Mourners have started gathering on Napier's Pukemokimoki Marae today for the tangi of kaumatua, educationalist and former Maori All Black rugby player Ruruarau Heitia Hiha.
Aged 85 when he died on Wednesday, he was carried onto the marae just after 11am today, followed by family, friends and supporters of his many endeavours, and the pupils of Hawke's Bay's oldest high school, Te Aute College in Central Hawke's Bay, where son Shane is the principal.
The weather was fine outside as he was taken into the wharenui Omio, the feature of a marae that was a dream realised when it opened almost 11 years ago.
He will on Saturday be taken for burial at an urupa at Petane, just off State Highway 2 between Bay View and Whirinaki, north of Napier and where he grew-up around a marae currently planning to build its own new facilities.

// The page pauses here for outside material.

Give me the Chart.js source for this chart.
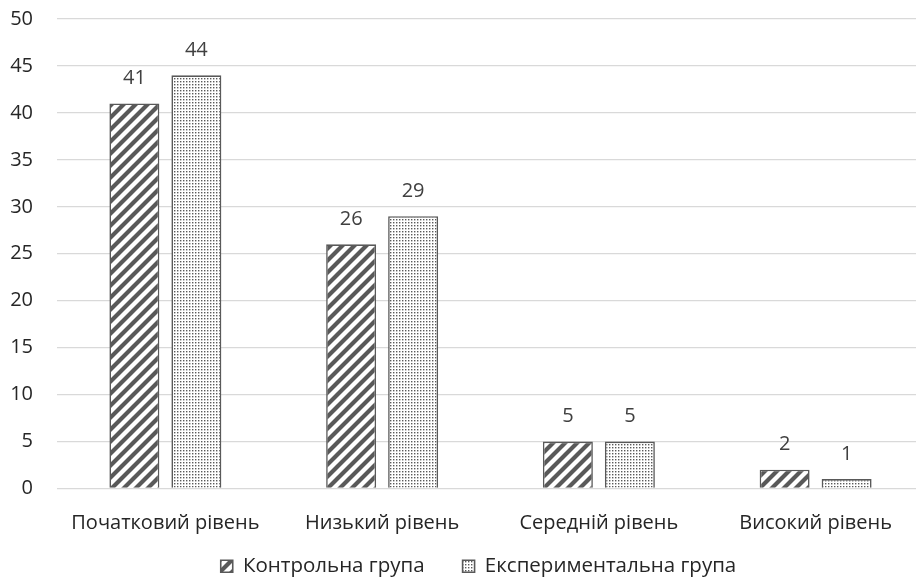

Blessed with an outstanding knowledge of Napier and the wider Ahuriri area of which the city is a part, including whanau and kaumatua history from the days of pre-earthquake inland waterway Te Whanganui a Orotu and its seafood bounty, he was foremost in the Wai 55 Napier inner harbour claim to the Treaty of Waitangi, heard by the Waitangi Tribunal more than 20 years ago and completed with a remedies report in 1998.
While a Deed of Settlement is in place, final settlement is still to be completed more than two decades after the rulings in the claimants' favour.
Heitia Hiha formed a formidable partnership with wife Margaret (nee Raureti), whom he met while both were training at Ardmore Teachers Training College. They married in 1954.
It was that year that he became a Maori All Black lock, in a career that included games for South Auckland, Hawke's Bay and East Coast, while Margaret Hiha, already an Auckland hockey and softball representative, represented New Zealand at hockey and became a successful coach. Both were representative tennis players.
Having also become a successful horticulturist, with a hydroponic tomatoes operation at The Loop, just south of the Pukemokimoki Marae, he retired from fulltime work in 1998 but continued in numerous kaumatua roles, including as senior adviser to the Hawke's Bay Regional Council and and as Maori Consultative Committee chairman and Kaumatua with the Napier City Council.
The couple's careers and other service earned each recognition in the New Zealand honours, he being made an Officer of the Order of New Zealand (ONZM) in the Queen's Birthday Honours last year, Margaret Hiha having been made a Member of the Order (MNZM) in the 2009 honours.
Heitia Hiha is survived by his wife, daughters, Anne, Alana and Shelley, and son Shane, and seven grandchildren and three great-grandchildren.